The Dangerous Drugs Board (DDB) employees’ union has denied writing a letter to President Rodrigo Duterte accusing former DDB chairman Dionisio Santiago of traveling with his family, favored employees, and a supposed mistress on separate occasions to Austria and the United States on narcotics meetings at government expense.
This developed as Presidential Spokesperson Harry Roque disclosed that President Rodrigo Duterte had ordered Santiago to step down because of corruption allegations.
“I would like to confirm that General Santiago was let go by the President not only because of his statements on the Mega Rehab Centers being a mistake.
He was also let go because of complaints that General Santiago was using taxpayers’ money for junkets abroad,” Roque said on Monday.
Earlier this month, Santiago quit his post after being told by Executive Secretary Salvador Medialdea that Duterte wanted him to resign after telling reporters that the 10,000-bed drug rehabilitation center in Fort Magsaysay, Nueva Ecija was a mistake.
“That was a mistake. The President was excited (by the project) but money spent building that complex could have been spent for smaller community-based rehabilitation centers that accommodate 150 or 200,” Santiago had said.
In the supposed letter dated October 25, 2017, and shown to the media by Malacañang, the alleged members of the DDB employees’ union “complain and protest” against Santiago “for allowing a big delegation composed of him, his family, and six unqualified and favorite DDB employees to travel to Vienna, Austria to attend an ordinary Narcotic Drug Intersessional meeting at government expense.”
They claimed that even the person who serves his coffee joined the trip.
They also accused him of going to the U.S. in September, “bringing with him his mistress and selective favorite DDB employees, purportedly on official business where their expenses have been charged against DDB funds, purportedly to attend the briefing on the follow-up by the Commission on Narcotics Drugs.”
They also complained about Santiago allegedly designating his predecessor Benjamin Reyes as acting DDB chairman while on the supposed “junket spree”.
They further alleged that Reyes, despite Duterte’s order of dismissal, had been “performing his job and receiving his salaries and allowances at the DDB without a valid appointment up to the present.”
The letter in question was signed by a certain Priscilla Hererra. But according to DDB employees’ union president Joann Desiderio, Hererra has not been a member of the union for almost 10 years now.
“We are explicitly denying the letter came from us, so we are also surprised,” Desiderio told News5. “The one who was supposed to write the letter, she’s not even a union member. I talked to her a while ago. She herself said she did not write this letter. We are still trying to validate who wrote it.”
It was also pointed out that the header of the letter contains a logo that does not match the logo used by the DDB or the employees’ union in formal letters or memoranda.

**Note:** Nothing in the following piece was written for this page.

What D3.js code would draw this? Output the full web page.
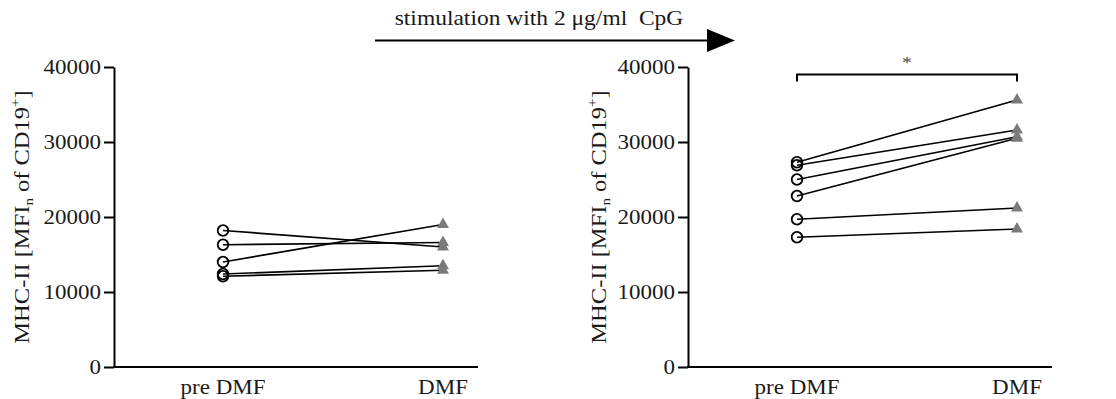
<!DOCTYPE html>
<html>
<head>
<meta charset="utf-8">
<script src="https://cdn.jsdelivr.net/npm/d3@7"></script>
<style>
  html, body { margin: 0; padding: 0; background: #fff; }
  svg { display: block; }
  text { white-space: pre; }
</style>
</head>
<body>
<svg id="chart" width="1116" height="399"></svg>
<script>
const categories = ["pre DMF", "DMF"];
const yTicks = [0, 10000, 20000, 30000, 40000];

// unstimulated (left) and CpG stimulated (right), paired per donor
const leftPre  = [18200, 16300, 14000, 12400, 12100];
const leftPost = [16000, 16600, 19000, 13500, 12900];
const rightPre  = [27300, 26900, 25000, 22800, 19700, 17300];
const rightPost = [35600, 31600, 30700, 30500, 21200, 18400];

const titleText = "stimulation with 2 \u03bcg/ml  CpG";
const sigText = "*";

const FONT = "'Liberation Serif', 'DejaVu Serif', serif";
const SQ = 0.88;          // text looks wide and low in the original
const panelW = 364;
const yTop = 67, yBot = 367;

const svg = d3.select("#chart");

const y = d3.scaleLinear().domain([0, 40000]).range([yBot, yTop]);
const x = d3.scalePoint().domain(categories).range([109, 329]);

function label(g, px, py, rot, anchor, size) {
  return g.append("text")
    .attr("transform", `translate(${px},${py}) rotate(${rot}) scale(1,${SQ})`)
    .attr("text-anchor", anchor)
    .attr("font-family", FONT)
    .attr("font-size", size)
    .attr("fill", "#1a1a1a");
}

function drawPanel(x0, labelX, pre, post, sig) {
  const g = svg.append("g").attr("transform", `translate(${x0},0)`);

  const ax = g.append("g")
    .call(d3.axisLeft(y).tickValues(yTicks).tickSize(10).tickSizeOuter(0).tickPadding(3)
      .tickFormat(d3.format("d")));
  ax.select(".domain").attr("stroke", "#000").attr("stroke-width", 2);
  ax.selectAll(".tick line").attr("stroke", "#000").attr("stroke-width", 2);
  ax.selectAll(".tick text")
    .attr("font-family", FONT)
    .attr("font-size", 23)
    .attr("fill", "#1a1a1a")
    .attr("transform", `scale(1,${SQ})`);

  // x baseline
  g.append("line")
    .attr("x1", -1).attr("x2", panelW)
    .attr("y1", y(0)).attr("y2", y(0))
    .attr("stroke", "#000").attr("stroke-width", 2);

  categories.forEach(c => {
    label(g, x(c), y(0) + 27, 0, "middle", 23).text(c);
  });

  // y axis title
  const t = label(g, labelX - x0, (yTop + yBot) / 2, -90, "middle", 24.5);
  t.append("tspan").text("MHC-II [MFI");
  t.append("tspan").attr("font-size", 15).attr("dy", 5).text("n");
  t.append("tspan").attr("dy", -5).text(" of CD19");
  t.append("tspan").attr("font-size", 15).attr("dy", -10).text("+");
  t.append("tspan").attr("dy", 10).text("]");

  const pairs = pre.map((v, i) => [v, post[i]]);

  g.append("g").selectAll("line")
    .data(pairs)
    .join("line")
    .attr("x1", x(categories[0])).attr("y1", d => y(d[0]))
    .attr("x2", x(categories[1])).attr("y2", d => y(d[1]))
    .attr("stroke", "#000").attr("stroke-width", 1.7);

  g.append("g").selectAll("circle")
    .data(pre)
    .join("circle")
    .attr("cx", x(categories[0]))
    .attr("cy", d => y(d))
    .attr("r", 5.3)
    .attr("fill", "none")
    .attr("stroke", "#000")
    .attr("stroke-width", 1.8);

  const tri = d3.symbol().type(d3.symbolTriangle).size(62);
  g.append("g").selectAll("path")
    .data(post)
    .join("path")
    .attr("d", tri)
    .attr("transform", d => `translate(${x(categories[1])},${y(d)})`)
    .attr("fill", "#7a7a7a");

  if (sig) {
    const by = 74.5;
    g.append("path")
      .attr("d", `M${x(categories[0])},${by + 7}V${by}H${x(categories[1])}V${by + 7}`)
      .attr("fill", "none").attr("stroke", "#000").attr("stroke-width", 2);
    label(g, (x(categories[0]) + x(categories[1])) / 2, by - 7, 0, "middle", 20)
      .attr("fill", "#444").text(sigText);
  }
}

drawPanel(114, 29, leftPre, leftPost, false);
drawPanel(688, 606, rightPre, rightPost, true);

// stimulation arrow across the top
svg.append("line")
  .attr("x1", 375).attr("x2", 710)
  .attr("y1", 40.5).attr("y2", 40.5)
  .attr("stroke", "#000").attr("stroke-width", 2);
svg.append("path")
  .attr("d", "M707,29L735,40.5L707,52Z")
  .attr("fill", "#000");
label(svg, 539, 25, 0, "middle", 23.5).text(titleText);
</script>
</body>
</html>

This was not the first time the employees’ union was used in complaints, according to Desiderio. “We need to put a stop to this. The union should not be used to malign, to issue statements about other people, especially our bosses.”
The employees’ union is investigating to find out who wrote the letter and sent it to Malacañang.
News5 is still awaiting Santiago’s response to the allegations.
Meanwhile, in Davao City last Saturday, Duterte issued a warning to government officials involved in corruption.
“For those guys using the money of the government for going in and out of the country, seminar-seminar, wasting the money of the people, I will ask them to resign,” he said. “When I said walang korapsyon, wala talaga. Pahiyain kita. Huhubaran talaga kita (When I said there would be no corruption, I meant it. I will shame you. I will really strip you) … So when I say you resign, go out silently para less bloody.”